Because you are God, I praise You. In my attempt to praise you, my offerings and terminology may not be correct. But, you are God! Therefore, I attempt to give you my best. Praise the Lord. Give thanks to the lord, for he is good; his love endures forever. Who can proclaim the mighty acts of the Lord or fully declare his praise? (Psalm 106:1-2, NIV)

Jael, 10 Points for Bible Study -7/11/15

For our lesson of Jael, found in Judges 4-5, and in our workbook, Women of the Bible, 52 Bible Studies for Individuals and Groups, by Jean E. Syswerda. The lesson is on pages 67-70.

1.  Jael – the name means: “a wild or mountain goat.” (3, pg. 67)

2.  Her character: Decisive and courageous, she seized the opportunity to kill an enemy of God’s people. (3, pg. 67)

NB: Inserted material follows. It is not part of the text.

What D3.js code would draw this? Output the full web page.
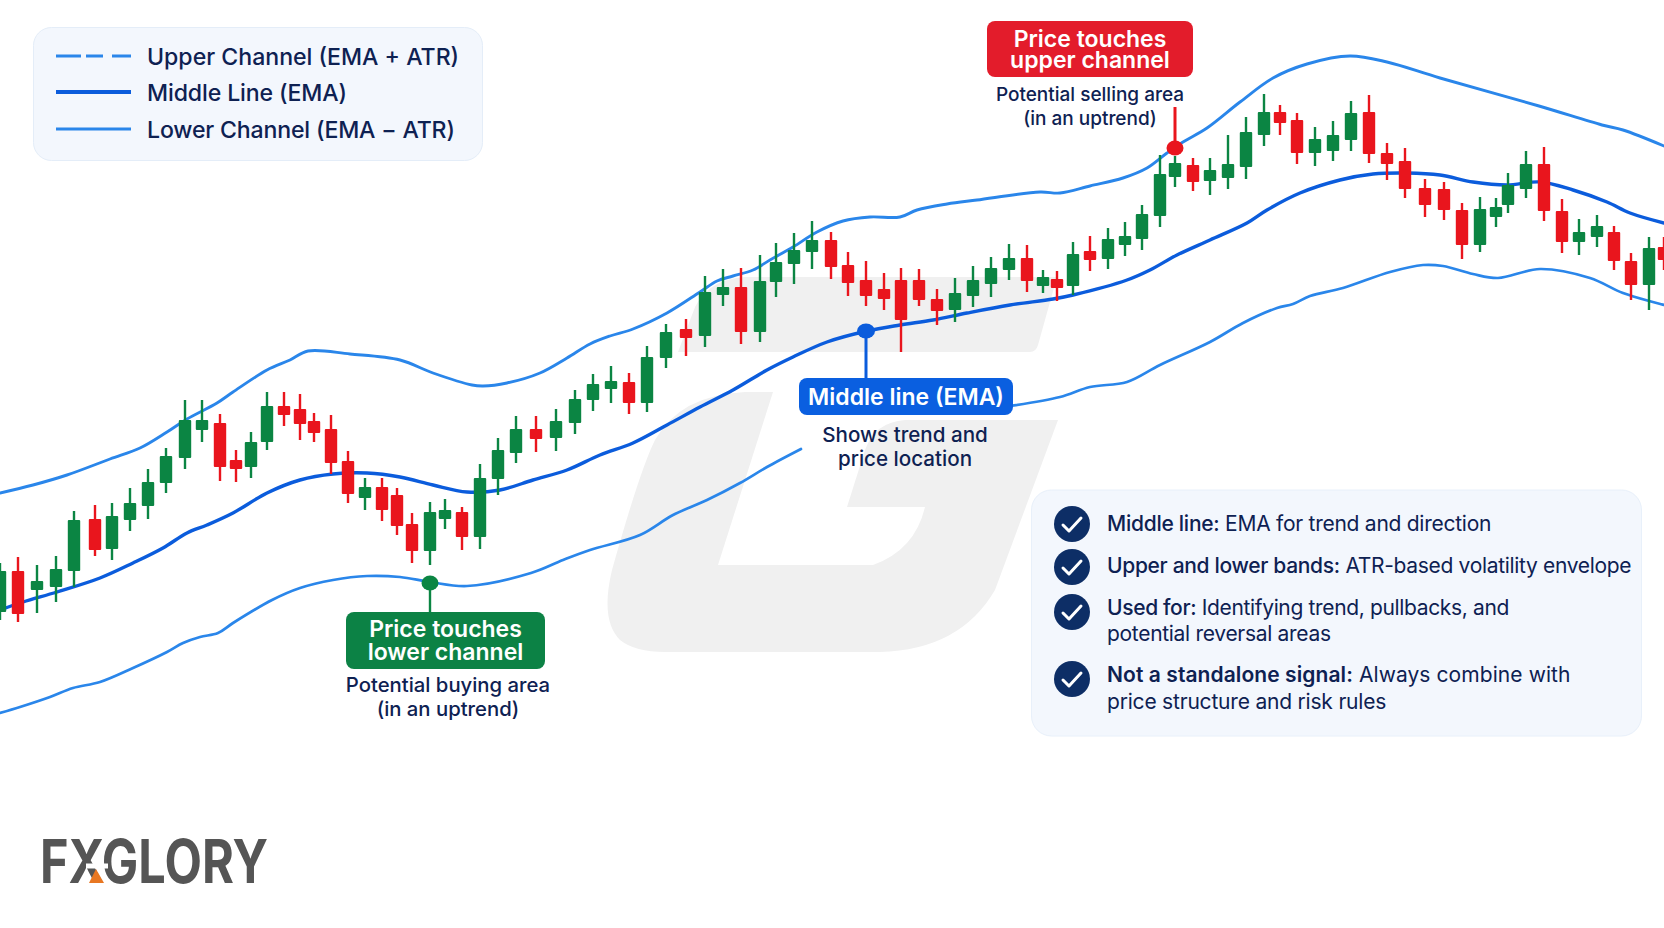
<!DOCTYPE html>
<html><head><meta charset="utf-8">
<script src="https://cdn.jsdelivr.net/npm/d3@7/dist/d3.min.js"></script>
<style>html,body{margin:0;padding:0;background:#fff;overflow:hidden}svg{display:block}text{font-family:Inter,"Noto Sans",sans-serif}</style>
</head><body><svg id="c" width="1664" height="928"></svg>
<script>
// Candle data: session time and price (points)
const times=[0,18,37,56,74,95,112,130,148,166,185,202,220,236,251,267,284,300,314,331,348,365,382,397,412,430,445,462,480,498,516,536,556,575,593,611,629,647,666,686,705,723,741,760,776,794,812,831,848,866,884,901,919,937,955,973,991,1009,1027,1043,1057,1073,1090,1108,1125,1142,1160,1175,1193,1210,1228,1246,1264,1280,1297,1315,1333,1351,1369,1387,1405,1425,1444,1462,1480,1496,1508,1526,1544,1562,1579,1597,1614,1631,1649,1664];
const opens=[388,429,410,413,429,481,451,480,494,517,542,570,577,540,533,558,594,591,579,571,539,502,513,505,476,449,481,488,463,521,547,571,562,577,600,611,618,597,642,671,664,705,713,668,718,736,748,760,735,720,711,720,720,701,690,704,716,730,742,714,721,714,749,741,755,761,784,823,835,819,822,833,865,888,880,847,849,860,888,847,839,812,811,790,755,783,795,811,836,789,758,763,768,739,715,753];
const highs=[437,443,435,444,489,495,497,512,531,552,600,600,586,550,568,608,608,606,587,585,549,522,522,512,487,498,501,493,536,562,584,584,591,610,626,634,627,654,676,681,724,731,732,745,757,767,779,768,748,739,727,732,731,711,722,734,743,756,755,730,729,758,764,772,778,795,845,844,842,842,865,883,906,895,887,873,879,899,905,857,852,821,818,797,803,802,827,849,853,801,781,785,774,747,763,763];
const lows=[380,378,387,398,413,444,440,469,481,507,531,558,519,518,522,550,574,560,558,526,497,490,479,465,437,435,471,450,451,505,537,548,549,566,589,597,586,588,632,644,653,694,656,658,703,716,731,721,704,694,690,648,694,675,678,693,703,720,708,707,699,705,729,731,744,750,773,813,809,805,811,821,854,865,836,834,839,849,837,820,802,783,780,741,748,773,787,802,779,747,745,753,730,700,690,730];
const closes=[429,386,419,431,480,450,484,497,518,544,580,580,533,531,558,594,585,576,567,537,506,513,490,474,449,488,490,463,522,550,571,561,579,601,616,619,597,643,668,662,708,713,668,719,738,750,760,733,717,704,701,680,700,689,707,720,732,742,719,723,712,746,740,761,764,786,826,837,818,830,836,868,888,877,847,861,865,887,846,836,811,795,790,755,791,793,815,836,789,758,768,774,739,715,752,740];
// Channel series
const upperTimes=[0,33,67,110,140,167,187,217,233,267,290,308,350,400,433,472,483,507,540,567,590,610,633,667,700,717,733,753,770,793,817,843,870,900,917,947,977,1040,1060,1090,1123,1147,1167,1183,1207,1240,1273,1307,1350,1387,1440,1539,1602,1623,1664];
const upperLevels=[507,515,525,541,552,568,581,597,608,630,640,649,646,640,627,615,614,617,627,642,656,664,671,687,708,719,724,730,740,753,768,779,783,783,790,796,800,808,807,814,822,832,847,858,872,898,922,936,944,938,922,894,875,870,854];
const middleTimes=[0,23,57,100,133,163,187,207,233,267,300,333,367,400,433,467,500,533,567,600,633,667,700,733,767,793,827,867,900,933,967,1010,1053,1073,1127,1150,1177,1210,1247,1267,1300,1340,1373,1407,1440,1473,1507,1540,1573,1607,1630,1664];
const middleLevels=[390,398,408,422,437,452,467,475,487,507,520,526,527,523,515,508,510,520,530,545,557,575,593,610,630,643,658,669,675,680,687,695,701,705,720,730,745,760,777,790,807,820,826,827,825,818,815,818,810,798,787,777];
const lowerTimes=[0,20,50,73,100,133,167,183,200,218,233,272,300,333,367,400,430,467,531,563,590,640,673,707,740,767,801,900,1010,1060,1090,1127,1160,1210,1243,1277,1293,1310,1343,1390,1423,1443,1473,1498,1540,1590,1623,1664];
const lowerLevels=[287,293,303,312,318,332,348,357,363,367,377,400,412,420,424,423,418,414,427,440,450,465,485,500,517,533,551,null,594,603,613,618,635,658,677,692,696,704,712,728,735,734,726,722,731,722,707,695];
// Text
const legendLabels=["Upper Channel (EMA + ATR)","Middle Line (EMA)","Lower Channel (EMA \u2212 ATR)"];
const infoLeads=["Middle line:","Upper and lower bands:","Used for:","Not a standalone signal:"];
const infoRests=["EMA for trend and direction","ATR-based volatility envelope","Identifying trend, pullbacks, and","Always combine with"];
const infoSeconds=["","","potential reversal areas","price structure and risk rules"];

const GREEN="#0b8543",RED="#e9151d",BLUE="#0b5cdc",LIGHT="#2a86ea",NAVY="#0e2152";
const svg=d3.select("#c");
const x=d3.scaleLinear().domain([0,1664]).range([0,1664]);
const y=d3.scaleLinear().domain([72,1000]).range([928,0]);

// watermark
const wm=svg.append("g").attr("fill","#f0f0f0");
wm.append("path").attr("d","M678,352 L1030,352 Q1036,352 1038,345 L1057,277 L745,277 Q703,280 692,315 Z");
wm.append("path").attr("d","M773,392 L745,392 Q680,395 655,440 Q640,470 612,570 Q600,620 620,640 Q635,652 665,652 L880,652 Q960,650 995,590 L1058,420 L905,420 Q875,422 865,450 L847,507 L925,507 Q915,550 873,565 L718,565 Z");

// channel lines
function drawLine(ts,vs,color,w){
  const pts=ts.map((t,i)=>[t,vs[i]]);
  svg.append("path").datum(pts).attr("fill","none").attr("stroke",color).attr("stroke-width",w)
    .attr("stroke-linejoin","round").attr("stroke-linecap","round")
    .attr("d",d3.line().defined(d=>d[1]!==null).x(d=>x(d[0])).y(d=>y(d[1])).curve(d3.curveCatmullRom.alpha(0.5)));
}
drawLine(upperTimes,upperLevels,LIGHT,2.9);
drawLine(lowerTimes,lowerLevels,LIGHT,2.7);
drawLine(middleTimes,middleLevels,BLUE,3.4);

const candles=times.map((t,i)=>({t,o:opens[i],h:highs[i],l:lows[i],c:closes[i]}));
const g=svg.append("g").selectAll("g").data(candles).join("g").attr("fill",d=>d.c>=d.o?GREEN:RED).attr("stroke",d=>d.c>=d.o?GREEN:RED);
g.append("line").attr("x1",d=>x(d.t)).attr("x2",d=>x(d.t)).attr("y1",d=>y(d.h)).attr("y2",d=>y(d.l)).attr("stroke-width",2.4);
g.append("rect").attr("stroke","none").attr("x",d=>x(d.t)-6.2).attr("width",12.4).attr("rx",1)
  .attr("y",d=>y(Math.max(d.o,d.c))).attr("height",d=>y(Math.min(d.o,d.c))-y(Math.max(d.o,d.c)));

// callouts
function callout(o){
  svg.append("line").attr("x1",x(o.t)).attr("x2",x(o.t)).attr("y1",y(o.level)).attr("y2",o.y2).attr("stroke",o.color).attr("stroke-width",o.sw);
  svg.append("ellipse").attr("cx",x(o.t)).attr("cy",y(o.level)).attr("rx",o.rx).attr("ry",o.ry).attr("fill",o.color);
  svg.append("rect").attr("x",o.bx).attr("y",o.by).attr("width",o.bw).attr("height",o.bh).attr("rx",8).attr("fill",o.box);
  const h=svg.append("text").attr("text-anchor","middle").attr("fill","#fff").attr("font-size",23).attr("font-weight",600);
  o.head.forEach((s,i)=>h.append("tspan").attr("x",o.bx+o.bw/2).attr("y",o.hy[i]).text(s));
  const t=svg.append("text").attr("text-anchor","middle").attr("fill",NAVY).attr("font-size",o.fs).attr("font-weight",500);
  o.sub.forEach((s,i)=>t.append("tspan").attr("x",o.sx).attr("y",o.sy[i]).text(s));
}
callout({t:1175,level:852,y2:107,color:RED,box:"#e31c2b",sw:3,rx:8.5,ry:7.5,bx:987,by:21,bw:206,bh:56,head:["Price touches","upper channel"],hy:[47,68],sub:["Potential selling area","(in an uptrend)"],sx:1090,sy:[101,125],fs:19});
callout({t:430,level:417,y2:612,color:GREEN,box:"#0c8245",sw:2.4,rx:8.5,ry:7.5,bx:346,by:612,bw:199,bh:57,head:["Price touches","lower channel"],hy:[637,660],sub:["Potential buying area","(in an uptrend)"],sx:448,sy:[692,716],fs:20.3});
callout({t:866,level:669,y2:380,color:BLUE,box:"#0a5fe0",sw:3,rx:9,ry:7.5,bx:799,by:378,bw:214,bh:37,head:["Middle line (EMA)"],hy:[405],sub:["Shows trend and","price location"],sx:905,sy:[442,466],fs:20.6});

// legend
svg.append("rect").attr("x",33.5).attr("y",27.5).attr("width",449).attr("height",133).attr("rx",18).attr("fill","#f3f7fd").attr("stroke","#e4edf8");
const legY=[56,92,129], legC=[LIGHT,BLUE,LIGHT], legW=[3,4,3], legD=["25 5 17 9 19",null,null], legS=[0,-0.12,-0.17];
legendLabels.forEach((s,i)=>{
  svg.append("line").attr("x1",56).attr("x2",131).attr("y1",legY[i]).attr("y2",legY[i]).attr("stroke",legC[i]).attr("stroke-width",legW[i]).attr("stroke-dasharray",legD[i]);
  svg.append("text").attr("x",147).attr("y",legY[i]+9).attr("fill",NAVY).attr("font-size",23.1).attr("font-weight",500).attr("letter-spacing",legS[i]).text(s);
});

// info panel
svg.append("rect").attr("x",1031.5).attr("y",490).attr("width",610).attr("height",246).attr("rx",20).attr("fill","#f3f7fd").attr("stroke","#e8f0fa");
const cy=[524,567,612,679], l1=[531,573,615,682], l2=[null,null,641,709], leadW=[500,500,500,600];
const s1=[-0.26,-0.32,-0.35,0.08], s2=[0,0,-0.3,-0.2];
infoLeads.forEach((s,i)=>{
  svg.append("circle").attr("cx",1072).attr("cy",cy[i]).attr("r",18).attr("fill","#0d2e66");
  svg.append("path").attr("d",`M1063,${cy[i]+1} L1069,${cy[i]+7} L1081,${cy[i]-6}`).attr("fill","none").attr("stroke","#fff").attr("stroke-width",3).attr("stroke-linecap","round").attr("stroke-linejoin","round");
  const t=svg.append("text").attr("x",1107).attr("y",l1[i]).attr("fill",NAVY).attr("font-size",21).attr("font-weight",400).attr("letter-spacing",s1[i]);
  t.append("tspan").attr("font-weight",leadW[i]).text(s);
  t.append("tspan").text(" "+infoRests[i]);
  if(infoSeconds[i]) svg.append("text").attr("x",1107).attr("y",l2[i]).attr("fill",NAVY).attr("font-size",21).attr("font-weight",400).attr("letter-spacing",s2[i]).text(infoSeconds[i]);
});

// logo
svg.append("text").attr("x",40).attr("y",883).attr("font-size",60).attr("font-weight",700).attr("fill","#555").attr("textLength",228).attr("lengthAdjust","spacingAndGlyphs").style("font-family","Inter").text("FXGLORY");
svg.append("path").attr("d","M86,866 L108,866").attr("stroke","#fff").attr("stroke-width",5);
svg.append("path").attr("d","M96,869 L104,883 L89,883 Z").attr("fill","#e87722");
</script></body></html>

3. Her joy: To be lauded by Deborah and Barak for her part in a decisive victory.  (4,pg 116)

4.  Her husband: Heber, a Kenite: The husband of Jael, the woman who killed Sisera. (Judges 4:11, 17, 21; 5:24)  Considerations of meter make it probable that “the wife of Heber, the Kenite” was inserted into Judges 5:24 under the influence of Judges 4.  (1, pg. 552)

5.  Now Heber, the Kenite had left the other Kenites, the descendants of Hobab, Moses’ brother-in-law and pitched his tent by the great tree in Zaanannim near Kedesh. (2, Judges 4:11, pg. 453)

6.  Deborah, a prophetess, the wife of Lappidoth, was leading Israel at that time. (2, Judges 4:4, pg.452)

7.  Sisera was the commander of Jabin’s, a King of Canaan, army.  All of Siseras’ nine-hundred chariots and men were killed by Barak’s army.  Sisera abandoned his chariot and fled on foot to the tent of Jael, the wife of Heber the Kenite, because there were friendly relations between Jabin king of Hazor, and the clan of Heber, the Kenite. (2, Judges 4:1, pg. 452 and Judges 4:15-17, pg. 454).

8.  Sisera was met outside the tent by Jael. “Come, my lord, come right in.  Don’t be afraid.”  So he entered her tent, and she put a covering over him. (2, Judges 4:18).

9.  But Jael, Heber’s wife, picked up a tent peg and a hammer and went quietly to him while he lay fast asleep, exhausted.  She drove the peg through his temple into the ground, and he died. (2, Judges 4: 21 and footnote)

10.  Barak came by in pursuit of Sisera, and Jael went out to meet him.  “Come,” she said, “I will show you the man you’re looking for.”  So he went in with her, and there lay Sisera with the tent peg through his temple—dead.  (2, Judges 4:22 Bible, Pg. 454, and footnote)

Resources:

  1. The Interpreter’s Dictionary of the Bible, Volume Two E-J, In Four Volumes, Abingdon Press, New York 1962.
  2. The NIV Study Bible, Zondervan 2008 Edition (All scriptures)
  3. Women of the Bible, 52 Bible Studies for Individuals and Groups,Jean E Syswerda, Zondervan, 1999.
  4. Women of the Bible,  One Year Devotional Study of Women in Scripture,Ann Spangler and Jean E. Syswerda, Zondervan, 2007.